Charles Mingus (bass)
The European Tour 1964
Eric Dolphy (sax)
Johnny Coles (trumpet)
Clifford Jordan (sax)
Jaki Byard (piano)
Dannie Richmond (drums)
For most jazz heads, 1964 is probably the most well documented period of the legendary bass player. He was just reaching the peak out his powers. Always challenging and demanding more from his fellow musicians, Mingus was beloved and revered.
Mingus was already at the peak of his powers but he was also at a point of soulsearching and financial chaos. He was coming off the phenomenal 1963 recording, The Black Saint and the Sinner Lady (Verve) in addition to various business forays that collapsed (including his own record label) with almost everything to prove (to himself and his admirers). The year itself was politically charged as well with it being an American presidential election year and the civil rights movement if full swing. And to top things off, Beatlemania hit in January.
Charles Mingus was already effected by the political climate as shown in his recordings, "Meditations on Integration" and "Fables of Faubus"--the latter written about the Arkansas Govenor Orval Faubus who tried keep kids segregated in 1957.
In the spring of '64 Mingus took a sextet which was probably one of his most formidable (includng Eric Dolphy, Jaki Byard and Clifford Jordan) to Europe for a three week stint. The tour dates were amazing and the sets cosnsisted of the aforementioned pieces as well as Mingus lovely tribute to Art Tatum and Fats Waller, simply titled "ATFW". For all Mingus' personal complexities he always would somehow show a real side of beauty, especially on this tour with "ATFW," his tribute to Charlie Parker "Parkeriana" and "So Long Eric" decicated to his saxophonist and so to legendary, Eric Dolphy, who had announced to Mingus that after the European tour he was planning on staying in Europe.
The live recordings from this period a in abundance and all have quite good to excellent sound quality. The most readily available is The Great Concert (Verve) recorded on April 19th, which is famous for two reasons--first, the concert was dedicated to Johnny Coles (trumpet) who collpased during the previous date, from what would later be diagnosed as an ulcer. His trumpet was placed on the stage in tribute by Mingus. Secondly, these would be a few of the final live dates for Eric Dolphy as he would die from complication of diabeties in June of '64.
Recently a set of reissues of the gigs prior to the Great Concert recording have been released and while not shedding a great deal of new light on the proceedings, are just great to have from a chronological order perspective.
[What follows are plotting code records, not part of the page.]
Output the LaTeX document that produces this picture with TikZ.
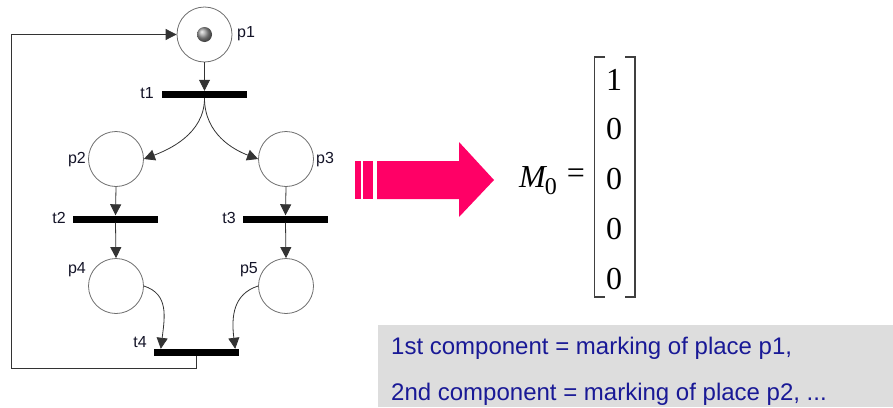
\documentclass[tikz,border=0pt]{standalone}
\usepackage{fontspec}
\setmainfont{Liberation Sans}
\newfontfamily\timesfont{Liberation Serif}
\usetikzlibrary{arrows.meta}
\definecolor{pinkarrow}{RGB}{255,0,102}
\definecolor{boxgray}{RGB}{221,221,221}
\definecolor{navytext}{RGB}{25,25,150}
\definecolor{circlegray}{RGB}{110,110,110}
\definecolor{labelcol}{RGB}{20,20,40}
\begin{document}
\begin{tikzpicture}[x=1pt,y=-1pt,
  place/.style={circle, draw=circlegray, line width=0.8pt, minimum size=55pt, inner sep=0pt},
  trans/.style={rectangle, fill=black, minimum width=85pt, minimum height=7pt, inner sep=0pt},
  lbl/.style={inner sep=0pt, font=\fontsize{16}{16}\selectfont, text=labelcol},
  arc/.style={draw=black!80, line width=0.8pt, -{Triangle[length=11pt,width=11pt]}},
  entry/.style={inner sep=0pt, font=\timesfont\fontsize{32}{32}\selectfont},
  bracket/.style={draw=black!75, line width=1.3pt},
  boxtext/.style={inner sep=0pt, anchor=base west, text=navytext, font=\fontsize{24}{24}\selectfont}
]
\useasboundingbox (0,0) rectangle (893,407);

% places
\node[place] (p1) at (204.5,34.5) {};
\node[shade, ball color=gray!80, circle, minimum size=15pt, inner sep=0pt] (token) at (204.5,34.5) {};
\node[place] (p2) at (116,159) {};
\node[place] (p3) at (286,159) {};
\node[place] (p4) at (116,286) {};
\node[place] (p5) at (286,286) {};

% transitions
\node[trans] (t1) at (204.5,94.5) {};
\node[trans] (t2) at (115.5,219) {};
\node[trans] (t3) at (285.5,219) {};
\node[trans] (t4) at (196.5,352.5) {};

% labels
\node[lbl, anchor=west] (lp1) at (237,33.5) {p1};
\node[lbl, anchor=east] (lt1) at (154,93.5) {t1};
\node[lbl, anchor=east] (lp2) at (86,159.5) {p2};
\node[lbl, anchor=west] (lp3) at (316,159.5) {p3};
\node[lbl, anchor=east] (lt2) at (66,217.5) {t2};
\node[lbl, anchor=east] (lt3) at (236,217.5) {t3};
\node[lbl, anchor=east] (lp4) at (86,269.5) {p4};
\node[lbl, anchor=east] (lp5) at (258,269.5) {p5};
\node[lbl, anchor=east] (lt4) at (147,342.5) {t4};

% arcs
\draw[arc] (p1.south) -- (t1.north);
\draw[arc] (t1.south) .. controls +(0,36) and +(24,-9) .. (p2.east);
\draw[arc] (t1.south) .. controls +(0,36) and +(-24,-9) .. (p3.west);
\draw[arc] (p2.south) -- (t2.north);
\draw[arc] (t2.south) -- (p4.north);
\draw[arc] (p3.south) -- (t3.north);
\draw[arc] (t3.south) -- (p5.north);
\draw[arc] (p4.east) .. controls +(25,8) and +(4,-32) .. ([xshift=7pt]t4.north west);
\draw[arc] (p5.west) .. controls +(-25,8) and +(-4,-32) .. ([xshift=-4pt]t4.north east);

% feedback loop
\coordinate (loopbl) at (11,368);
\coordinate (looptl) at (11,34.5);
\draw[arc] (t4.south) |- (loopbl) -- (looptl) -- (p1.west);

% pink arrow
\fill[pinkarrow] (355,161) rectangle (361,199);
\fill[pinkarrow] (363,161) rectangle (373,199);
\fill[pinkarrow] (377,161) -- (459,161) -- (459,142) -- (494,180) -- (459,217) -- (459,199) -- (377,199) -- cycle;

% marking vector
\node[entry, anchor=base west] (M) at (519,187) {\itshape M\kern-1pt\raisebox{-7pt}{\upshape\fontsize{24}{24}\selectfont 0}};
\node[entry] (eq) at (576,176) {=};
\node[entry] (m1) at (614,80) {1};
\node[entry] (m2) at (614,129.5) {0};
\node[entry] (m3) at (614,179.5) {0};
\node[entry] (m4) at (614,229.5) {0};
\node[entry] (m5) at (614,279) {0};
\draw[bracket] (605,57) -- (594.5,57) -- (594.5,297) -- (605,297);
\draw[bracket] (625,57) -- (635,57) -- (635,297) -- (625,297);

% explanation box
\node[fill=boxgray, minimum width=515pt, minimum height=82pt, inner sep=0pt, anchor=north west] (box) at (378,325) {};
\node[boxtext] (line1) at (391,354) {1st component = marking of place p1,};
\node[boxtext] (line2) at (391,400) {2nd component = marking of place p2, ...};
\end{tikzpicture}
\end{document}
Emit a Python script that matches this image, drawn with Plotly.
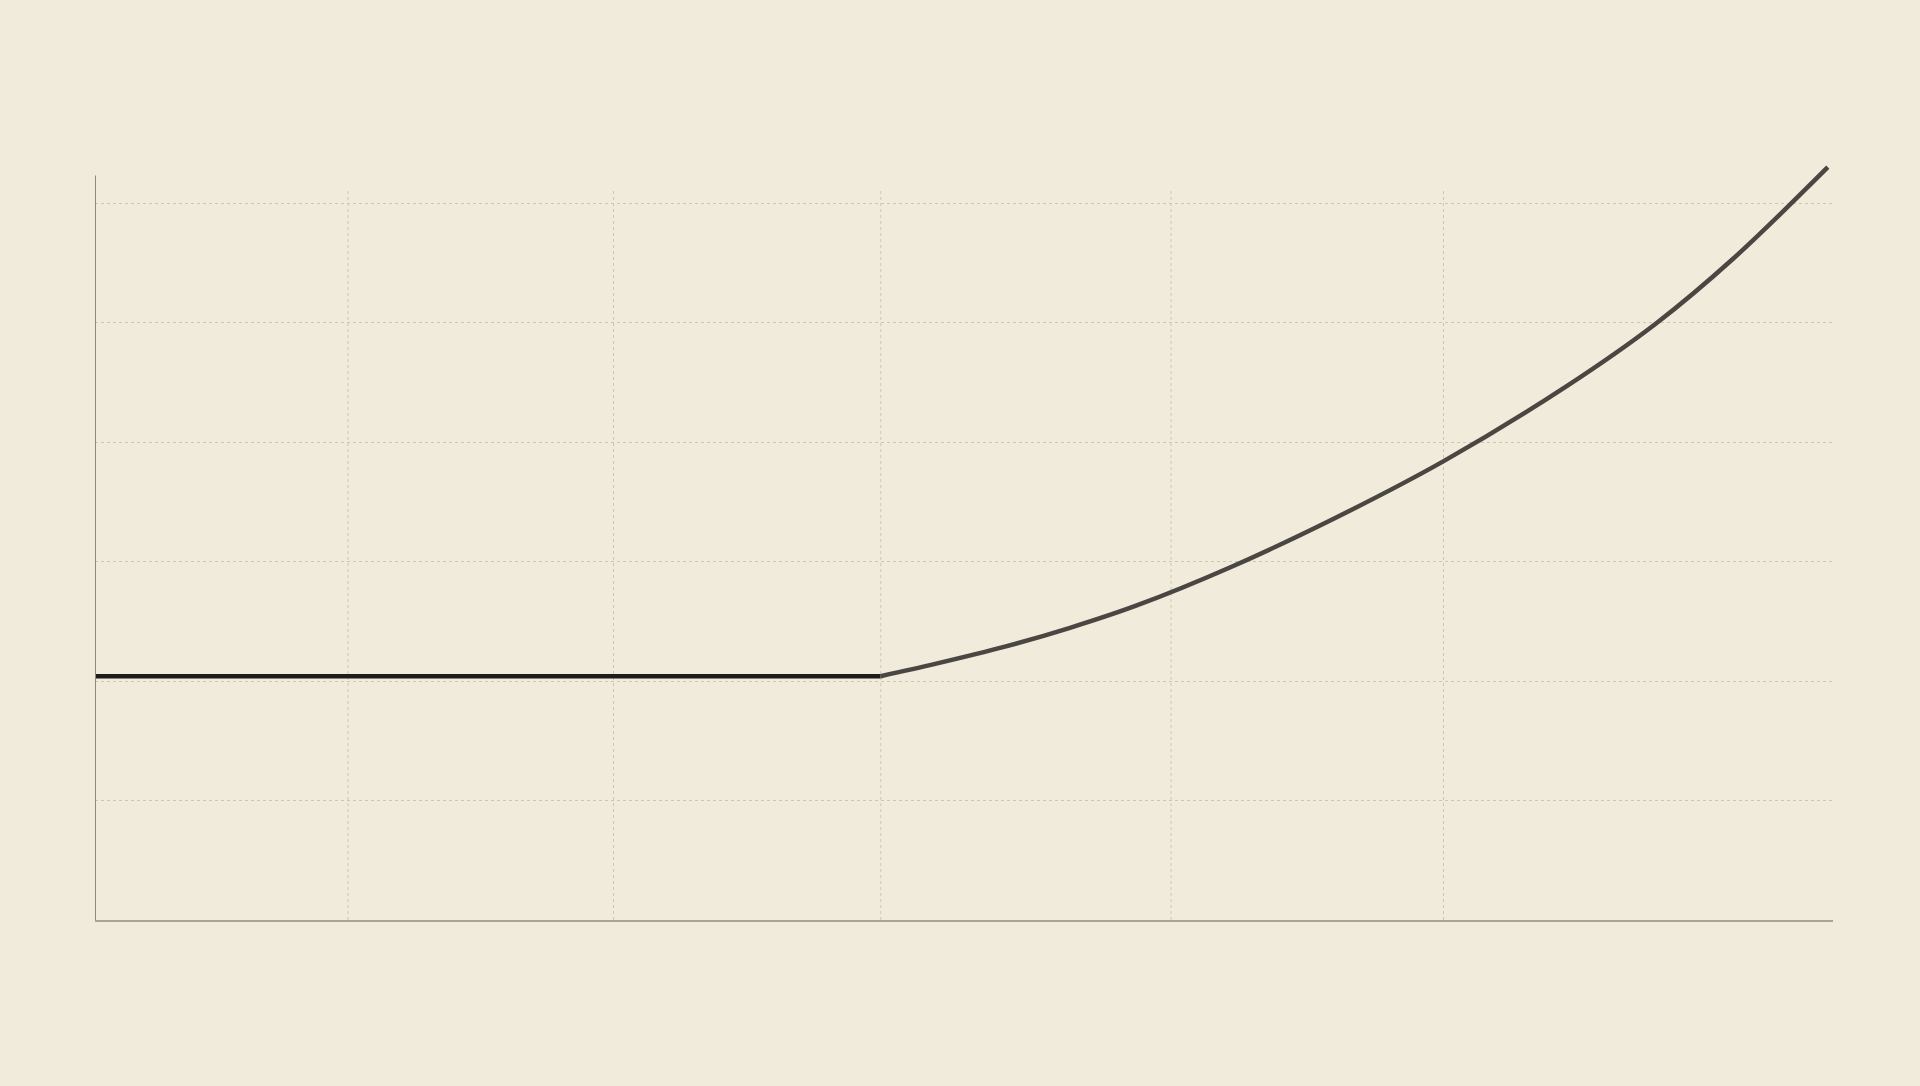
import plotly.graph_objs as go

# flat part of the series, then the rising part (x in 0-100 units, y in grid units)
flat_x = [0, 45.2]
flat_y = [2.04, 2.04]
curve_x = [45.2, 48.4, 52.3, 56.1, 59.9, 65.3, 71.3, 77.6, 84.7, 89.8, 94.3, 99.7]
curve_y = [2.04, 2.145, 2.285, 2.445, 2.63, 2.95, 3.36, 3.84, 4.47, 4.99, 5.54, 6.30]
vgrid_x = [14.56, 29.83, 45.21, 61.91, 77.59]
hgrid_y = [1, 2, 3, 4, 5, 6]

bg = '#f1ebdb'

fig = go.Figure()
fig.add_trace(go.Scatter(x=flat_x, y=flat_y, mode='lines',
                         line=dict(color='#1f1b18', width=4.5), hoverinfo='skip'))
fig.add_trace(go.Scatter(x=curve_x, y=curve_y, mode='lines',
                         line=dict(color='#4a4742', width=4.5, shape='spline', smoothing=1),
                         hoverinfo='skip'))

#vertical grid lines stop a bit below the top of the plot
for gx in vgrid_x:
    fig.add_shape(type='line', x0=gx, x1=gx, y0=0, y1=6.1, xref='x', yref='y', layer='below',
                  line=dict(color='#cdc6b3', width=1, dash='dot'))
#y axis line
fig.add_shape(type='line', x0=0, x1=0, y0=0, y1=6.23, xref='x', yref='y',
              line=dict(color='#8e897d', width=2))

fig.update_xaxes(range=[0, 100], showgrid=False, zeroline=False, showticklabels=False,
                 showline=True, linecolor='#a9a494', linewidth=2, ticks='')
fig.update_yaxes(range=[0, 6.36], tickvals=hgrid_y, showgrid=True, gridcolor='#cdc6b3',
                 gridwidth=1, griddash='dot', zeroline=False, showticklabels=False,
                 showline=False, ticks='')
fig.update_layout(width=1920, height=1086, showlegend=False,
                  paper_bgcolor=bg, plot_bgcolor=bg,
                  margin=dict(l=95, r=87, t=160, b=166))
#no white page margin round the figure
js = "document.body.style.margin='0';document.body.style.background='%s';" % bg
fig.write_html('out.html', config={'displayModeBar': False}, post_script=js)
print('Wrote out.html')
The Complete Live In Amsterdam (Jazz Collectors) recorded April, 10th, includes an insightful interview in the booklet with Eric Dolphy right after the gig in which he discusses his playing, influences and creative vision.
The Complete Bremen Concert (Jazz Lips Records) recorded April 16th, is the last full concert for Johnny Coles prior to his accident. The performances from Jaki Byard on "ATFW" and Dolphy on "So Long Eric" are rich and stunning. Well worth the find and money. The following night would be the first of two Paris perfomances.
The Salle Wagram Concert (Jazz Collectors) has been pretty widely available but does include a nice but short version of "Peggys Blue Skylight" which doesn't feature on any of the other dates. Nice but not necessarilly essential. And finally you get to the The Great Concert recorded at the Theatre des Champs-Elysees. This is a powerful performance considering all that had happened prior and what would happen following. The tracks "Meditation..." and "Orange Was The Colour" are a couple of my favourites from this date.
Overall, if you only find The Great Concert you are still listening to a excellent piece of jazz history. But for a nice weekend listen (and a large dose of jazz overkill) the entire dates of April 10 - April 19th are perfect opportunities to experience one of the legendary figures in jazz along side one of his best groups in prime form during a truly developing time in American history.